» Exercise aim
From the entries that follow, pick out all lines holding "this".

(Stored entries)
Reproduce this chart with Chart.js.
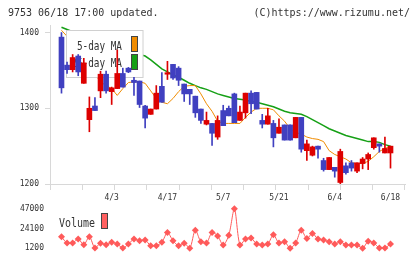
<!DOCTYPE html>
<html lang="en">
<head>
<meta charset="UTF-8">
<title>9753 Chart</title>
<script src="https://cdn.jsdelivr.net/npm/chart.js"></script>
<style>
    html, body { margin: 0; padding: 0; background: #fff; overflow: hidden; width: 420px; height: 259px; }
    #wrap { position: relative; width: 420px; height: 259px; overflow: hidden; }
    #wrap canvas { position: absolute; left: 0; top: 0; display: block; }
</style>
</head>
<body>
<div id="wrap">
    <canvas id="priceChart" width="420" height="259"></canvas>
    <canvas id="volumeChart" width="420" height="259"></canvas>
</div>
<script>
    // daily candles, oldest first
    const opens  = [1394,1357,1351,1369,1333,1285,1303,1323,1345,1322, 1326,1346,1353,1337,1336,1303,1292,1299,1329,1345,
                    1358,1353,1332,1325,1316,1299,1279,1280,1262,1297, 1300,1319,1284,1294,1320,1321,1284,1279,1280,1267,
                    1278,1278,1261,1288,1244,1238,1250,1231,1219,1222, 1202,1224,1228,1217,1227,1233,1248,1253,1241,1241];
    const highs  = [1400,1361,1371,1371,1366,1315,1314,1349,1349,1328, 1377,1353,1354,1341,1336,1304,1299,1330,1347,1362,
                    1358,1355,1332,1325,1316,1299,1295,1280,1290,1304, 1303,1320,1303,1320,1323,1321,1292,1300,1284,1286,
                    1278,1278,1288,1288,1258,1250,1250,1234,1235,1222, 1246,1228,1231,1228,1235,1241,1261,1253,1262,1250];
    const lows   = [1320,1346,1348,1343,1333,1269,1297,1314,1320,1305, 1326,1328,1347,1317,1301,1274,1292,1299,1308,1338,
                    1338,1330,1309,1305,1288,1280,1278,1251,1259,1277, 1290,1281,1284,1287,1293,1299,1274,1279,1249,1267,
                    1258,1258,1261,1242,1231,1237,1234,1217,1219,1209, 1200,1213,1217,1215,1220,1219,1246,1242,1241,1221];
    const closes = [1327,1351,1367,1348,1360,1300,1297,1345,1323,1327, 1346,1328,1348,1334,1305,1287,1299,1320,1308,1347,
                    1340,1337,1319,1319,1294,1284,1284,1267,1284,1277, 1290,1281,1295,1320,1306,1299,1279,1290,1261,1275,
                    1258,1258,1288,1246,1253,1249,1246,1219,1235,1217, 1243,1215,1221,1228,1233,1239,1261,1250,1247,1250];
    const ma5    = [1403,1395,1383,1371,1359,1351,1345,1335,1330,1326, 1317,1326,1334,1335,1335,1333,1323,1313,1308,1306,
                    1313,1322,1329,1330,1330,1319,1306,1296,1283,1280, 1280,1280,1280,1288,1295,1300,1300,1300,1298,1290,
                    1283,1273,1268,1266,1262,1260,1259,1256,1244,1239, 1236,1233,1228,1227,1227,1230,1236,1243,1247,1250];
    const ma25   = [1407,1404,1401,1398,1396,1393,1390,1388,1385,1383, 1380,1378,1376,1373,1371,1369,1364,1358,1352,1348,
                    1344,1341,1337,1333,1330,1327,1325,1322,1319,1317, 1315,1313,1312,1311,1309,1308,1306,1304,1302,1299,
                    1296,1294,1293,1292,1289,1285,1281,1277,1273,1270, 1267,1264,1262,1260,1258,1256,1256,1255,1252,1250];
    const volumes = [14500,7300,7300,11900,5300,14500,1500,6900,5300,8100, 6100,1500,6100,11900,9900,10700,4200,4200,8100,19500,
                     9900,4200,6900,1200,22200,8800,7300,19500,15600,5000, 16400,47300,5000,11900,13000,6100,5000,6100,16800,7300,
                     8800,1200,7300,22200,12600,18400,11900,10700,8800,6100, 8800,5000,5000,5000,1200,9200,7300,1500,1500,6100];

    const dateLabels = ['4/3', '4/17', '5/7', '5/21', '6/4', '6/18'];
    const dateIndex  = [9, 19, 29, 39, 49, 59];
    const priceTicks = [1200, 1300, 1400];
    const volumeTicks = [1200, 24100, 47000];

    const X_MIN = -2.06, X_MAX = 61.6;
    const UP = '#dd0000', DOWN = '#4040c0';
    const GRID = '#d8d8d8';
    const TEXT = '#333';

    const candleColors = closes.map((c, i) => c >= opens[i] ? UP : DOWN);
    const pts = arr => arr.map((v, i) => ({ x: i, y: v }));

    function squeezedText(ctx, text, x, y, sx, align) {
        ctx.save();
        ctx.translate(x, y);
        ctx.scale(sx, 1);
        ctx.font = '12px "DejaVu Sans Mono"';
        ctx.fillStyle = TEXT;
        ctx.textAlign = align;
        ctx.textBaseline = 'alphabetic';
        ctx.fillText(text, 0, 0);
        ctx.restore();
    }

    function swatch(ctx, x, y, color) {
        ctx.fillStyle = color;
        ctx.fillRect(x, y, 6, 15);
        ctx.strokeStyle = '#444';
        ctx.lineWidth = 1;
        ctx.strokeRect(x, y, 6, 15);
    }

    const priceDecor = {
        id: 'priceDecor',
        beforeDatasetDraw(chart, args) {
            // legend box sits above the MA lines but under the candles
            if (args.index !== 1) return;
            const ctx = chart.ctx;
            ctx.save();
            ctx.fillStyle = '#fff';
            ctx.fillRect(66.5, 30.5, 76.5, 47);
            ctx.strokeStyle = '#d0d0d0';
            ctx.lineWidth = 1;
            ctx.strokeRect(66.5, 30.5, 76.5, 47);
            squeezedText(ctx, '5-day MA', 122, 50, 0.78, 'right');
            squeezedText(ctx, '25-day MA', 122, 67, 0.78, 'right');
            swatch(ctx, 131.5, 36.5, '#f08c00');
            swatch(ctx, 131.5, 54.5, '#16a016');
            ctx.restore();
        },
        afterDraw(chart) {
            const ctx = chart.ctx;
            ctx.save();
            ctx.font = '10px "DejaVu Sans Mono"';
            ctx.fillStyle = TEXT;
            ctx.textBaseline = 'alphabetic';
            ctx.textAlign = 'left';
            ctx.fillText('9753 06/18 17:00 updated.', 8, 16);
            const right = '(C)https://www.rizumu.net/';
            ctx.fillText(right, 410 - ctx.measureText(right).width, 16);
            ctx.restore();
        }
    };

    const smallFont = { family: 'DejaVu Sans Mono', size: 8 };

    new Chart(document.getElementById('priceChart'), {
        type: 'bar',
        data: {
            datasets: [
                {
                    type: 'bar',
                    data: closes.map((c, i) => ({ x: i, y: [opens[i], c] })),
                    backgroundColor: candleColors,
                    barThickness: 5,
                    grouped: false,
                    order: 0
                },
                {
                    type: 'bar',
                    data: closes.map((c, i) => ({ x: i, y: [lows[i], highs[i]] })),
                    backgroundColor: candleColors,
                    barThickness: 1,
                    grouped: false,
                    order: 1
                },
                {
                    type: 'line',
                    data: pts(ma5),
                    borderColor: '#f08c00',
                    borderWidth: 1,
                    pointRadius: 0,
                    order: 2
                },
                {
                    type: 'line',
                    data: pts(ma25),
                    borderColor: '#16a016',
                    borderWidth: 1.5,
                    pointRadius: 0,
                    order: 3
                }
            ]
        },
        options: {
            responsive: false,
            animation: false,
            devicePixelRatio: 1,
            layout: { padding: { left: 0, right: 15, top: 25, bottom: 54 } },
            plugins: { legend: { display: false }, tooltip: { enabled: false } },
            scales: {
                x: {
                    type: 'linear', min: X_MIN, max: X_MAX, position: 'bottom', offset: false,
                    afterBuildTicks: s => {
                        s.ticks = Array.from({ length: 12 }, (_, k) => ({ value: X_MIN + k * (X_MAX - X_MIN) / 11 }));
                    },
                    afterFit: s => { s.height = 6; },
                    ticks: { display: false },
                    grid: { drawOnChartArea: false, tickLength: 6, color: GRID, offset: false },
                    border: { color: GRID }
                },
                x2: {
                    type: 'linear', min: X_MIN, max: X_MAX, position: 'bottom', offset: false,
                    afterBuildTicks: s => { s.ticks = dateIndex.map(v => ({ value: v })); },
                    afterFit: s => { s.height = 15; },
                    ticks: {
                        autoSkip: false, maxRotation: 0, padding: 3,
                        font: smallFont, color: TEXT,
                        callback: (v, i) => dateLabels[i]
                    },
                    grid: { display: false, drawTicks: false },
                    border: { display: false }
                },
                y: {
                    min: 1200, max: 1410,
                    afterBuildTicks: s => { s.ticks = priceTicks.map(v => ({ value: v })); },
                    afterFit: s => { s.width = 50; },
                    ticks: { padding: 6, font: smallFont, color: TEXT, callback: v => String(v) },
                    grid: { drawOnChartArea: false, tickLength: 5, color: GRID },
                    border: { color: GRID }
                }
            }
        },
        plugins: [priceDecor]
    });

    const volumeDecor = {
        id: 'volumeDecor',
        afterDatasetsDraw(chart) {
            const ctx = chart.ctx;
            ctx.save();
            squeezedText(ctx, 'Volume', 59, 226.5, 0.83, 'left');
            swatch(ctx, 101.5, 213.5, '#ff6060');
            ctx.restore();
        }
    };

    new Chart(document.getElementById('volumeChart'), {
        type: 'line',
        data: {
            datasets: [{
                data: pts(volumes),
                borderColor: '#ff5a5a',
                backgroundColor: '#ff5a5a',
                borderWidth: 1,
                pointStyle: 'rectRot',
                pointRadius: 3.5,
                pointBorderWidth: 0,
                tension: 0.3,
                clip: false
            }]
        },
        options: {
            responsive: false,
            animation: false,
            devicePixelRatio: 1,
            layout: { padding: { left: 0, right: 15, top: 209, bottom: 10 } },
            plugins: { legend: { display: false }, tooltip: { enabled: false } },
            scales: {
                x: { type: 'linear', min: X_MIN, max: X_MAX, display: false, offset: false },
                y: {
                    min: 1200, max: 47000,
                    afterBuildTicks: s => { s.ticks = volumeTicks.map(v => ({ value: v })); },
                    afterFit: s => { s.width = 50; },
                    ticks: { padding: 6, font: smallFont, color: TEXT, callback: v => String(v) },
                    grid: { display: false, drawTicks: false },
                    border: { display: false }
                }
            }
        },
        plugins: [volumeDecor]
    });
</script>
</body>
</html>
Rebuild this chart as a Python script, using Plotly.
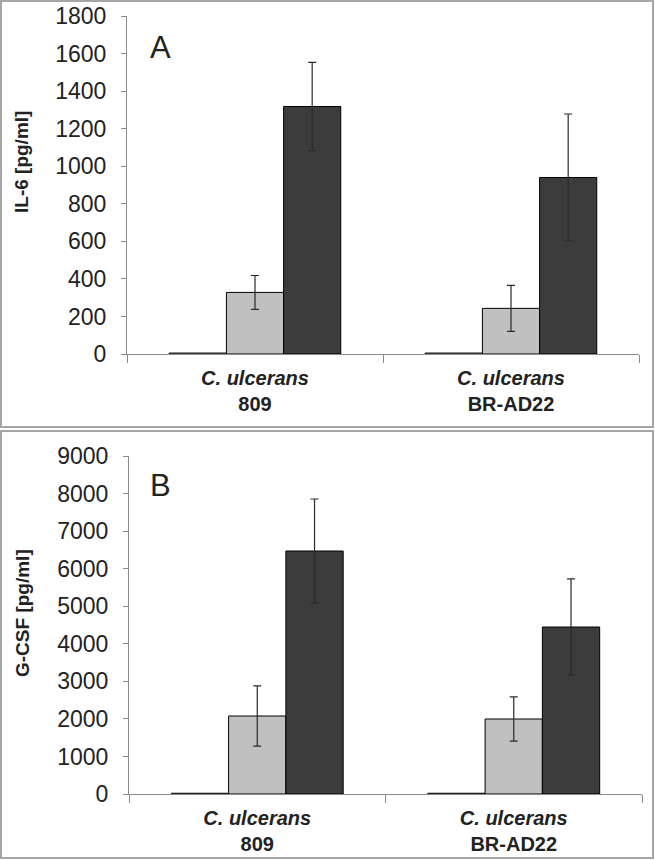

» Reply to the exercise
Reproduce this chart with Chart.js.
Rebuild this chart as a Python script, using Plotly.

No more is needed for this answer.